▸ **Task requirements**: For this exercise, repeat all of the material verbatim apart from its images.

▸ **Information shown**:
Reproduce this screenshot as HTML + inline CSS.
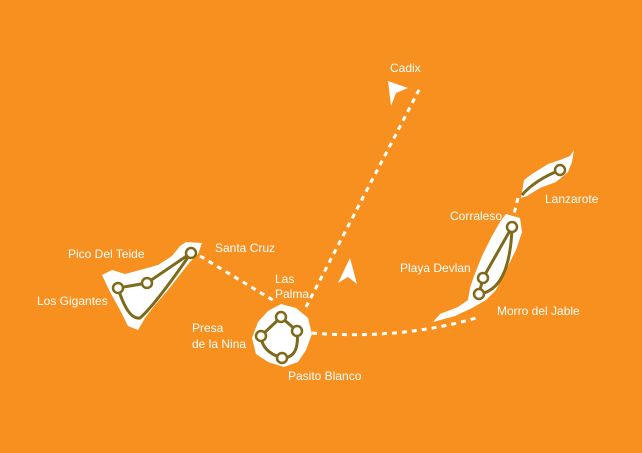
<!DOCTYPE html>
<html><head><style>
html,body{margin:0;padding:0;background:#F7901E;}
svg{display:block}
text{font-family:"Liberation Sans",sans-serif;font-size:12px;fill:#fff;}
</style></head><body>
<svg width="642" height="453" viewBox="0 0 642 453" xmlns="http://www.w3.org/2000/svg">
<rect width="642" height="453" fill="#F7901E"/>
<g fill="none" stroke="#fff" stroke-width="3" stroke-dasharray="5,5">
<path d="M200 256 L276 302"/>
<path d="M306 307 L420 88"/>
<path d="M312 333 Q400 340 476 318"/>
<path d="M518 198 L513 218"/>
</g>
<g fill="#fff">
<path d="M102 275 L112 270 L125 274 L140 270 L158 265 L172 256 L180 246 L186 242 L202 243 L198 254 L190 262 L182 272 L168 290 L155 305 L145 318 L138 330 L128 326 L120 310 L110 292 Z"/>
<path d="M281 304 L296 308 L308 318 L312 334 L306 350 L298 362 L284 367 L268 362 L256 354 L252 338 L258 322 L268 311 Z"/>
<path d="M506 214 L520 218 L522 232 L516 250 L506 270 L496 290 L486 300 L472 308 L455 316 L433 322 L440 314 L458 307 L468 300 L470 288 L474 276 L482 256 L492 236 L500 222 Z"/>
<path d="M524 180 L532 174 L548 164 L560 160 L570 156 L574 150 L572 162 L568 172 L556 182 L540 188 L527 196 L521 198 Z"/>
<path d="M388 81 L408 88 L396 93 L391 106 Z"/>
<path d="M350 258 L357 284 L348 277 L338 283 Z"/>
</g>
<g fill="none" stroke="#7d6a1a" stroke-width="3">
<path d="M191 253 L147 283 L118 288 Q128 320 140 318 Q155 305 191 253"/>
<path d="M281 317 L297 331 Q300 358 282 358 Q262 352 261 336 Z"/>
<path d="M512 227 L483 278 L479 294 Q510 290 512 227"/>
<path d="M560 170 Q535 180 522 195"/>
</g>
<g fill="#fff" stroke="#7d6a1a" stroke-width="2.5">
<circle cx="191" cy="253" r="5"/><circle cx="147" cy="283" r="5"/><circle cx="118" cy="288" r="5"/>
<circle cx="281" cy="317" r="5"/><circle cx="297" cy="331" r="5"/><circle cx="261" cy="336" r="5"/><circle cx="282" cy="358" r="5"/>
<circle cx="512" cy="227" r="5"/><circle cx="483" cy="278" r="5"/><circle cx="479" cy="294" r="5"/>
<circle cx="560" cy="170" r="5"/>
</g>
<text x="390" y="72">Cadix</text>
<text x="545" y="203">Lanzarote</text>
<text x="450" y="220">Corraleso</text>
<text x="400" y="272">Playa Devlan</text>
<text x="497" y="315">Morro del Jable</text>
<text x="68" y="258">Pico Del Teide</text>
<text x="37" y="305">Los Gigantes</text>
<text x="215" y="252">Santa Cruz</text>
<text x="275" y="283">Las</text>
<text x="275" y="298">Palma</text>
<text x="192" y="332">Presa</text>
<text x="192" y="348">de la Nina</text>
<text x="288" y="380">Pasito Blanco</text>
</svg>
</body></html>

▸ **Solution for this problem**:
Reproduce this screenshot as HTML + inline CSS.
<!DOCTYPE html>
<html><head><style>
html,body{margin:0;padding:0;background:#F7901E;}
svg{display:block}
text{font-family:"Liberation Sans",sans-serif;font-size:12px;fill:#fff;}
</style></head><body>
<svg width="642" height="453" viewBox="0 0 642 453" xmlns="http://www.w3.org/2000/svg">
<rect width="642" height="453" fill="#F7901E"/>
<g fill="none" stroke="#fff" stroke-width="3" stroke-dasharray="5,5">
<path d="M200 256 L276 302"/>
<path d="M306 307 L420 88"/>
<path d="M312 333 Q400 340 476 318"/>
<path d="M518 198 L513 218"/>
</g>
<g fill="#fff">
<path d="M102 275 L112 270 L125 274 L140 270 L158 265 L172 256 L180 246 L186 242 L202 243 L198 254 L190 262 L182 272 L168 290 L155 305 L145 318 L138 330 L128 326 L120 310 L110 292 Z"/>
<path d="M281 304 L296 308 L308 318 L312 334 L306 350 L298 362 L284 367 L268 362 L256 354 L252 338 L258 322 L268 311 Z"/>
<path d="M506 214 L520 218 L522 232 L516 250 L506 270 L496 290 L486 300 L472 308 L455 316 L433 322 L440 314 L458 307 L468 300 L470 288 L474 276 L482 256 L492 236 L500 222 Z"/>
<path d="M524 180 L532 174 L548 164 L560 160 L570 156 L574 150 L572 162 L568 172 L556 182 L540 188 L527 196 L521 198 Z"/>
<path d="M388 81 L408 88 L396 93 L391 106 Z"/>
<path d="M350 258 L357 284 L348 277 L338 283 Z"/>
</g>
<g fill="none" stroke="#7d6a1a" stroke-width="3">
<path d="M191 253 L147 283 L118 288 Q128 320 140 318 Q155 305 191 253"/>
<path d="M281 317 L297 331 Q300 358 282 358 Q262 352 261 336 Z"/>
<path d="M512 227 L483 278 L479 294 Q510 290 512 227"/>
<path d="M560 170 Q535 180 522 195"/>
</g>
<g fill="#fff" stroke="#7d6a1a" stroke-width="2.5">
<circle cx="191" cy="253" r="5"/><circle cx="147" cy="283" r="5"/><circle cx="118" cy="288" r="5"/>
<circle cx="281" cy="317" r="5"/><circle cx="297" cy="331" r="5"/><circle cx="261" cy="336" r="5"/><circle cx="282" cy="358" r="5"/>
<circle cx="512" cy="227" r="5"/><circle cx="483" cy="278" r="5"/><circle cx="479" cy="294" r="5"/>
<circle cx="560" cy="170" r="5"/>
</g>
<text x="390" y="72">Cadix</text>
<text x="545" y="203">Lanzarote</text>
<text x="450" y="220">Corraleso</text>
<text x="400" y="272">Playa Devlan</text>
<text x="497" y="315">Morro del Jable</text>
<text x="68" y="258">Pico Del Teide</text>
<text x="37" y="305">Los Gigantes</text>
<text x="215" y="252">Santa Cruz</text>
<text x="275" y="283">Las</text>
<text x="275" y="298">Palma</text>
<text x="192" y="332">Presa</text>
<text x="192" y="348">de la Nina</text>
<text x="288" y="380">Pasito Blanco</text>
</svg>
</body></html>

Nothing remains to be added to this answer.